I need to calculate the complexity for this code. I understand that it is O(n), but I need an evidence in the formulas. For example, the loop has complexity 1 + 3*n + n*f(body).

Code 1:

int i = 0;
int t = 0;
int j = n/2;
while (i<n) {
    while (t<n/2) {
        t++;
        i++;
    }
    while (j<n) {
        j++;
        i++;
   }

}

UPD: I need to calculate the complexity for this code too. Is it difference from Code 1?

Code 2:

int k = 0;
int i = 0;
int t = 0;
int j = n/2;
while (i<n) {
    k=0;
    while ((t<n/2) && (k<=10)) {
         t++;
         i++;
         k++;
    }
    k=0;
    while ((j<n) && (k<=10)) {
         j++;
         i++;
         k++;
    }
}

Answer 1

In t's while-loop, i is supposedly incremented from 0 to (n/2)-1 and in the next,j's while-loop, is incremented upto i

So,in one single iteration i is expected to execute the outer-loop!

Also,t's and j's while-loop execution are mutually exclusive to each other. But,they both commonly increment i---t from o to n/2 - 1 and j from n/2 to n-1.

Hence,the code complexity

= single-iteration of i-loop*(complexity of inner-while loops)

= O(1)*(complexity of t-based loop UNION complexity of j based loop)

= O(1) * ( O(n/2) UNION O(n/2) )

= O(1) * O(n/2)

= O(n).

So,your conclusion was correct. This code's complexity is O(n)...

---

When talking about code 2,it is not-much different from code 1! Only a new variable k has been added which will cause the inner-loops to iterate only 10 times as it is bounded with && condition.

Also, the i-based loop will iterate for n/20 times as in 1 iteration of i-loop, the i is modified upto 20 after execution of both the inner-loops... Hence, i will complete its test of being lesser than n,after n/20 iterations. Hence, algorithmic performance of i-based loop= O(n/20)...

Hence,complexity of code 2

= multiple-iteration of i-loop*(complexity of inner-while loops)

= O(n/20) * ( O(1) UNION O(1) )
// inner-loops will run for 10 iterations and hence,their complexity comes out to be O(1).

= O(n).

Hence, the complexity for the code 2 will be O(n)...

Answer 2

The best way to understand (or calculate efficiency) when you are new to something is to try out some random values.

Assume that n = 100,

int i = 0;
int t = 0;
int j = n/2;

After these instructions, i=0 ; t = 0 and j = 50

while (i<n) {

States that the while breaks when i = 100.

    while (t<n/2) {
             t++;
             i++;
        }

Since this loop runs from t =0 to t = 50 (50 times) , the final value of t = 50 and i = 50 (both are incremented)

    while (j<n) {
         j++;
         i++;
    }
}

Since this loop runs from j = 50 to j = 100 (50 times) , the final value of j = 100 and i = 100 (both are incremented)

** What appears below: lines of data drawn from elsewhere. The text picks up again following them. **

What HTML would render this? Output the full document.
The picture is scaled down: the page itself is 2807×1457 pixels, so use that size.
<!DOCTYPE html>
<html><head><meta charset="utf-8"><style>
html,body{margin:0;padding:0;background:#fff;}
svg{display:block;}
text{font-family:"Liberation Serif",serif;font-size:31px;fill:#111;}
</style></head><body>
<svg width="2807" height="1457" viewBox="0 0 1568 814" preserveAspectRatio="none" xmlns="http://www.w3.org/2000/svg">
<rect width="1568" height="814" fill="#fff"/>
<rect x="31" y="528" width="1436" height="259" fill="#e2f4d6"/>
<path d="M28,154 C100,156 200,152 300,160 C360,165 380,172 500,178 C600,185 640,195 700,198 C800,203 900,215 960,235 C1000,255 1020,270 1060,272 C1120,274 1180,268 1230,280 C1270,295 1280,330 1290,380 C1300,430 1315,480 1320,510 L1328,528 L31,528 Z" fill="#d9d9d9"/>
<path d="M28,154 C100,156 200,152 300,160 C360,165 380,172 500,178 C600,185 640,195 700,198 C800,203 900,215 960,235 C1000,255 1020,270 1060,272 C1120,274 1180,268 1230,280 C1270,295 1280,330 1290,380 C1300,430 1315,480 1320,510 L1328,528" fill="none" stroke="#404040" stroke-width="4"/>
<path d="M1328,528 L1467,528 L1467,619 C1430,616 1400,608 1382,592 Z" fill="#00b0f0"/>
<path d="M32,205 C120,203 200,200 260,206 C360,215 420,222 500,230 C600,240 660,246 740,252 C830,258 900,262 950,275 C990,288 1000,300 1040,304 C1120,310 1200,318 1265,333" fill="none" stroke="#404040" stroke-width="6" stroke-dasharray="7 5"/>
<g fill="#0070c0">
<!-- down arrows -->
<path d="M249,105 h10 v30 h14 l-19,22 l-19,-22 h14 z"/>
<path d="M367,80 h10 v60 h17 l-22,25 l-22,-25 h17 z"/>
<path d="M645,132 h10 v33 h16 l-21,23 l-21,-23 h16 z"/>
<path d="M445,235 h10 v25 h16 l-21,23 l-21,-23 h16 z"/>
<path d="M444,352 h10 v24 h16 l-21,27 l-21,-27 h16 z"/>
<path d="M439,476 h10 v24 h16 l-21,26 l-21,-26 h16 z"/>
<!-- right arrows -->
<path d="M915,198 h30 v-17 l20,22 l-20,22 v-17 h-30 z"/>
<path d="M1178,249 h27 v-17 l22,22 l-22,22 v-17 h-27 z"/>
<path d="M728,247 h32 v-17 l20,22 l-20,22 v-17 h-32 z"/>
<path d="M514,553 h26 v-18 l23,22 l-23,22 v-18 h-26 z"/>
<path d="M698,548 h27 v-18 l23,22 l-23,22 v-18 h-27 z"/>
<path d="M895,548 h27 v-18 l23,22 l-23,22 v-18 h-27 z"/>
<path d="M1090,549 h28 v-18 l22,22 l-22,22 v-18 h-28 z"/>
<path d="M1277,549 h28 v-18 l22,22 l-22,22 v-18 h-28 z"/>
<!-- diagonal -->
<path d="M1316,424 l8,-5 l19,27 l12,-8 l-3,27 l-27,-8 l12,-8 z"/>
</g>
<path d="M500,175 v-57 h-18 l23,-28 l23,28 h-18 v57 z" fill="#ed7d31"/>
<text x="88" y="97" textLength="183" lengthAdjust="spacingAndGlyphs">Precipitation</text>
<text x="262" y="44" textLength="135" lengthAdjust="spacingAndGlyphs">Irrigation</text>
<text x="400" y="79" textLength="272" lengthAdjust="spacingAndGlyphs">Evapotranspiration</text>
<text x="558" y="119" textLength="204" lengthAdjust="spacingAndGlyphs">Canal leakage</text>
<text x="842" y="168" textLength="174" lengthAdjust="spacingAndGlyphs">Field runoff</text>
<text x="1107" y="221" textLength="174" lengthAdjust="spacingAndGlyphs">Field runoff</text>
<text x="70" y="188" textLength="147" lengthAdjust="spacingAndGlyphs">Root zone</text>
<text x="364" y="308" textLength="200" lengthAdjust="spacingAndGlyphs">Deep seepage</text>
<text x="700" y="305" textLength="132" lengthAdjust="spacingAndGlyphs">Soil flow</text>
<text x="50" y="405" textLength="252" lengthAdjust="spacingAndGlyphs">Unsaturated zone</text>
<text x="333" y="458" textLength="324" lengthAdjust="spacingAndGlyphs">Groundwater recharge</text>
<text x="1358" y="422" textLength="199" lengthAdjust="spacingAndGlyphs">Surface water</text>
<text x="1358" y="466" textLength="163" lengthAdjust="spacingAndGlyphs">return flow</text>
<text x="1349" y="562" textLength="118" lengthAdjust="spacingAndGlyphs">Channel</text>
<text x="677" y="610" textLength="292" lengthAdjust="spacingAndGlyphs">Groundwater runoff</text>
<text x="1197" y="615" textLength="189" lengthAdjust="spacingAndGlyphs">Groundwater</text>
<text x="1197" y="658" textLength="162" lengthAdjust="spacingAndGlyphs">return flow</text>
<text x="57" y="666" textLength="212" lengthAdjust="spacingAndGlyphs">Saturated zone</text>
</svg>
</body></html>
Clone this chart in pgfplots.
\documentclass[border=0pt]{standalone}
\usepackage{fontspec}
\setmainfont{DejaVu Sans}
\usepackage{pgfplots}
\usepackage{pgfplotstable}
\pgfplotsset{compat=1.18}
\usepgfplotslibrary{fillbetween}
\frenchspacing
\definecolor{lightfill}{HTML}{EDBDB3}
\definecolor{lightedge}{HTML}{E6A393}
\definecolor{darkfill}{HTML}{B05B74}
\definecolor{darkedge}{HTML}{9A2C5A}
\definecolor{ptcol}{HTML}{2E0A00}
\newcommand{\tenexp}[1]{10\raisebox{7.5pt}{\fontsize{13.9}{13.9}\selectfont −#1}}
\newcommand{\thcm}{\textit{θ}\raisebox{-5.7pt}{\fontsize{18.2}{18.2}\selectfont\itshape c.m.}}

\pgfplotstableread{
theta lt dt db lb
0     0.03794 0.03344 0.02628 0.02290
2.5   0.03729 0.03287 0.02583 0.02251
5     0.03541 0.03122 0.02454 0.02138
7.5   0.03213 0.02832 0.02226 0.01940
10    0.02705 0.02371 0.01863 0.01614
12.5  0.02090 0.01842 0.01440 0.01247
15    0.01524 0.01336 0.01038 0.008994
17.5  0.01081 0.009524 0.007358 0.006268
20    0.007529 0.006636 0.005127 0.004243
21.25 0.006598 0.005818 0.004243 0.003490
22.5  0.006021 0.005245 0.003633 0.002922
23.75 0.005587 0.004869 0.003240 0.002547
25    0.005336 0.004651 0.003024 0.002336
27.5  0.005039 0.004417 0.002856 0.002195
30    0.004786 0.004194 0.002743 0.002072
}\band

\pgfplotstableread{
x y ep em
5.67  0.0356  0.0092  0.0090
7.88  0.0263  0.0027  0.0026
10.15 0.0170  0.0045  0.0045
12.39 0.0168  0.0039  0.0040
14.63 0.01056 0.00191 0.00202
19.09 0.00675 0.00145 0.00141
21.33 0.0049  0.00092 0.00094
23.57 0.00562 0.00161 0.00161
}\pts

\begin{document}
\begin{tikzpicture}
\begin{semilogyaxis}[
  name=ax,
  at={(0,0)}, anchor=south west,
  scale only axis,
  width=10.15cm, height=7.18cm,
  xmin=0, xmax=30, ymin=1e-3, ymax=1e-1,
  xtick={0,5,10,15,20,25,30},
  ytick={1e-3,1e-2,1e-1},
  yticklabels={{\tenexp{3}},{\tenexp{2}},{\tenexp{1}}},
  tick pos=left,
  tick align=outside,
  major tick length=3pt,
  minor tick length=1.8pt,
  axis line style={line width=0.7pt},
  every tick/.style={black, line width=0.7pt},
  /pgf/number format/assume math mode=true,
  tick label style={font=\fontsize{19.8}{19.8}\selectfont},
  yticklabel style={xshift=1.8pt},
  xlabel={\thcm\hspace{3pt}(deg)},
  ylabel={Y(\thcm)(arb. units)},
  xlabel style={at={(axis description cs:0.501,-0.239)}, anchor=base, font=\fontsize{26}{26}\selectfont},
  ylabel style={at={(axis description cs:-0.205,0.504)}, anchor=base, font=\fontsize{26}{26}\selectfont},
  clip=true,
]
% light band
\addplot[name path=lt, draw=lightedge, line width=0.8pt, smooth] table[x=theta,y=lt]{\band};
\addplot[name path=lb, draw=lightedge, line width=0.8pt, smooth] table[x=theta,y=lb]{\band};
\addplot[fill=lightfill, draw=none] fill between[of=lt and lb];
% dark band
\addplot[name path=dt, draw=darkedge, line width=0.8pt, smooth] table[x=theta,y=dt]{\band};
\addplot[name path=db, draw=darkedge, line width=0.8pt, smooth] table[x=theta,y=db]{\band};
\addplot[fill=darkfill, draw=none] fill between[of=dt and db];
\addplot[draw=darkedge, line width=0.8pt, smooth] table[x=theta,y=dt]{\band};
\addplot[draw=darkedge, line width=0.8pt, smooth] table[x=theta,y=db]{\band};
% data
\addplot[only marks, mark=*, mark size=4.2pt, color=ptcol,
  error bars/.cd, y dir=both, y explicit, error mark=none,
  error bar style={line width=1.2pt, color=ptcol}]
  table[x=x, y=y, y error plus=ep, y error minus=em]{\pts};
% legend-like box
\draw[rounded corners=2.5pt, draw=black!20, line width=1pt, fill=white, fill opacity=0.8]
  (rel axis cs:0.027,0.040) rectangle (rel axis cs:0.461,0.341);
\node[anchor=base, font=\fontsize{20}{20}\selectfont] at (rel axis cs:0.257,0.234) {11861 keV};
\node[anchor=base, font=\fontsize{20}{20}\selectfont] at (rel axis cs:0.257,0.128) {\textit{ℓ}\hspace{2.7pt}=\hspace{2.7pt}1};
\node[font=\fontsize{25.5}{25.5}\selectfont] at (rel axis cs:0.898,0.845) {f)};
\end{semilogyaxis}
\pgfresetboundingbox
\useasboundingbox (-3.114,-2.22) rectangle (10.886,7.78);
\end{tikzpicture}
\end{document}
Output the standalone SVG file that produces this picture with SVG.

So you can see that the first while loop "while (i

So to calculate the number of operations all we have to do is to multiply if loops are inside loops and add if they are at the same level. So here it is : (Run of outer loop) * (Run of inner loops) = 1 * (50 + 50) = 100. Notice this is equal to 100 (n) which we started from. So the program has a complexity of 1n i.e. O(n)

For any other instance , If we had the final answer as 500, then it would have been complexity of 5n i.e. still O(n)

You don't have to put numbers every time but whenever you are stuck this should give you an intuitive idea of how to solve such questions.